« The Iron Lady », un tour de Maggie controversé en Angleterre
La bande annonce en V.O.
La sortie de «The Iron Lady» ne peut évidemment pas susciter les mêmes réactions au Royaume-Uni et dans le reste du monde. Le pays d’origine de Margaret Hilda Roberts Thatcher a eu les honneurs du film en avant-première. Là-bas, la figure de l’ancien Premier ministre demeure étonnamment persistante.
D’abord, parce que le Royaume-Uni et la plus grande part du monde occidental vivent encore selon les dogmes imposés à marche forcée et défendus bec et ongles par Madame Thatcher, même si ces idées ont été très sérieusement mises à mal par la crise, mais aussi parce que Margaret Thatcher est toujours en vie.
Certes à 86 ans, la Dame de Fer n’est plus - de longue date - que l’ombre de l’impitoyable géant politique qu’elle fut. A l’image du film, la baronne Thatcher serait égarée dans les ombres de la démence sénile, oubliant même peut-être parfois qu’elle fut la seule femme Premier ministre britannique. Ironie de l’Histoire, elle connait ainsi le même destin que l’autre grand chef d’orchestre de la Révolution conservatrice-libérale et son plus fidèle ami en politique, Ronald Reagan.
La peinture d’une « Lady » passablement gaga
Toutefois une fois passé l’hommage unanimement rendu au tour de Maggie que constitue la stupéfiante performance de Meryl Streep, la peinture d’une «Lady» passablement gaga n’a pas été du goût des fans britanniques de la dame, particulièrement dans les rangs du Parti conservateur. L’actuel occupant du 10, Downing Street, David Cameron, a déploré cette triste peinture de l’icône des Tories qui occulte selon lui la grandeur «extraordinaire» du personnage. A demi-mots, Cameron a aussi laissé entendre qu’il aurait peut-être été plus judicieux d’attendre la disparition du sujet…
L’un des ministres de premier plan de la Dame de fer (et accessoirement l’un des principaux artisans de son humiliante chute…), Douglas Hurd, a évoqué un «spectacle macabre». L’ex-porte-parole de Margaret Thatcher, Bernard Ingham a insisté sur la vaillance intellectuelle de son ancienne supérieure. Quand il la voit, dit-il, «elle n’est pas sénile», preuve peut-être aussi de la puissance du mythe au sein du parti Tory.
Enfin, conviée à la première londonienne du film, la famille Thatcher a simplement ignoré l’invitation.

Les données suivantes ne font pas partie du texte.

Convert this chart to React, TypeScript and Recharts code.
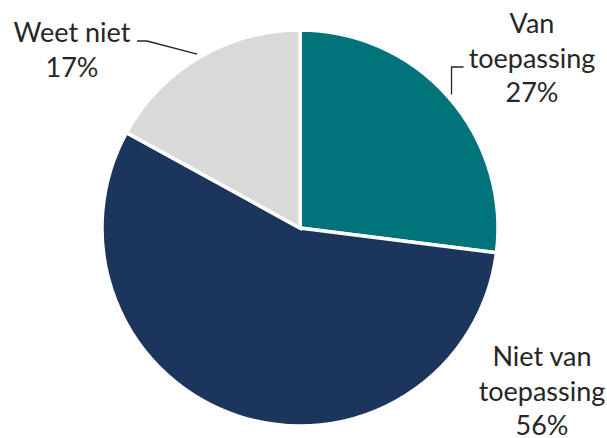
import React from "react";
import { PieChart, Pie, Cell } from "recharts";

const categories = ["Van toepassing", "Niet van toepassing", "Weet niet"];
const values = [27, 56, 17];
const labelLines = [
  ["Van", "toepassing", "27%"],
  ["Niet van", "toepassing", "56%"],
  ["Weet niet", "17%"],
];
const colors = ["#00747A", "#1B355C", "#D9D9D9"];

const data = categories.map((name, i) => ({ name, value: values[i] }));

const FONT = "Lato, 'Noto Sans', sans-serif";
const FS = 27;
const LH = 34.5;
const TEXT = "#262626";
const RAD = Math.PI / 180;

const renderLabel = (props: any) => {
  const { cx, cy, midAngle, outerRadius, index } = props;
  const ex = cx + (outerRadius + 4) * Math.cos(-midAngle * RAD);
  const ey = cy + (outerRadius + 4) * Math.sin(-midAngle * RAD);
  const lines = labelLines[index];
  if (index === 0) {
    const tx = cx + 232;
    const ty0 = cy - 195;
    return (
      <g>
        <polyline
          points={`${ex},${ey} ${ex},${cy - 161} ${ex + 12},${cy - 161}`}
          fill="none"
          stroke="#262626"
          strokeWidth={1.3}
        />
        {lines.map((l, k) => (
          <text key={k} x={tx} y={ty0 + k * LH} textAnchor="middle" fill={TEXT} fontFamily={FONT} fontSize={FS}>
            {l}
          </text>
        ))}
      </g>
    );
  }
  if (index === 1) {
    const tx = cx + 242;
    const ty0 = cy + 138;
    return (
      <g>
        {lines.map((l, k) => (
          <text key={k} x={tx} y={ty0 + k * LH} textAnchor="middle" fill={TEXT} fontFamily={FONT} fontSize={FS}>
            {l}
          </text>
        ))}
      </g>
    );
  }
  const tx = cx - 228;
  const ty0 = cy - 186;
  return (
    <g>
      <polyline
        points={`${ex},${ey} ${cx - 153},${cy - 187} ${cx - 163},${cy - 187}`}
        fill="none"
        stroke="#262626"
        strokeWidth={1.3}
      />
      {lines.map((l, k) => (
        <text key={k} x={tx} y={ty0 + k * LH} textAnchor="middle" fill={TEXT} fontFamily={FONT} fontSize={FS}>
          {l}
        </text>
      ))}
    </g>
  );
};

export default function App() {
  return (
    <div style={{ position: "absolute", left: 0, top: 0, width: 607, height: 438, background: "#fff" }}>
      <PieChart width={607} height={438} margin={{ top: 0, right: 0, bottom: 0, left: 0 }}>
        <Pie
          data={data}
          dataKey="value"
          nameKey="name"
          cx={300}
          cy={228}
          outerRadius={198}
          startAngle={90}
          endAngle={-270}
          stroke="#ffffff"
          strokeWidth={3.5}
          label={renderLabel}
          labelLine={false}
          isAnimationActive={false}
        >
          {data.map((d, i) => (
            <Cell key={d.name} fill={colors[i]} />
          ))}
        </Pie>
      </PieChart>
    </div>
  );
}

A gauche, on vilipende également le long métrage de Phyllida Lloyd pour les mêmes raisons mais dans une optique toute différente. Le quotidien "The Guardian" se scandalise de cette dame de Fer à l’esprit rouillé car elle risque finalement d’être vue comme un personnage vulnérable et sympathique qui ferait oublier le «Premier ministre le plus destructeur des temps modernes». Bigre.
Certains cercles envisagent de grandes fêtes pour célébrer sa mort...
Le film ramène donc Thatcher l’insensible au premier plan dans son pays et réactive la haine qu’elle déchaîna tout au long de ses onze années de règne mais aussi bien au-delà, une singularité pour une figure politique démocratique qui a quitté le pouvoir depuis si longtemps.
Une toute récente pétition a ainsi exigé que dans l’éventualité probable de funérailles nationales, la totalité de l’opération soit entièrement privatisée. Pour les initiateurs du texte qui ne portent pas l’intéressée dans leurs coeurs, ce serait le plus bel hommage rendu à sa politique ultralibérale. Plus cruels encore, certains cercles envisagent carrément de grandes fêtes pour célébrer sa mort.
Enfin dans le nord de l’Angleterre, près de trente ans après, la région des mines n’a pas oublié son long combat avec l’inflexible Margaret. Un appel au boycott du film a été lancé.
La réalisatrice Phyllida Lloyd a parfaitement saisi l’équation d’une figure qui déchaîne inlassablement les passions: «Il y a une incapacité générale à montrer Margaret Thatcher autrement que comme un monstre ou comme une sainte.» Ce diagnostic tranché reprend le point de vue de Tom Green, auteur en 2008 d’une pièce controversée intitulée «La mort de Margaret Thatcher» : «Si vous n’étiez pas l’un de ses admirateurs, c’était un monstre.»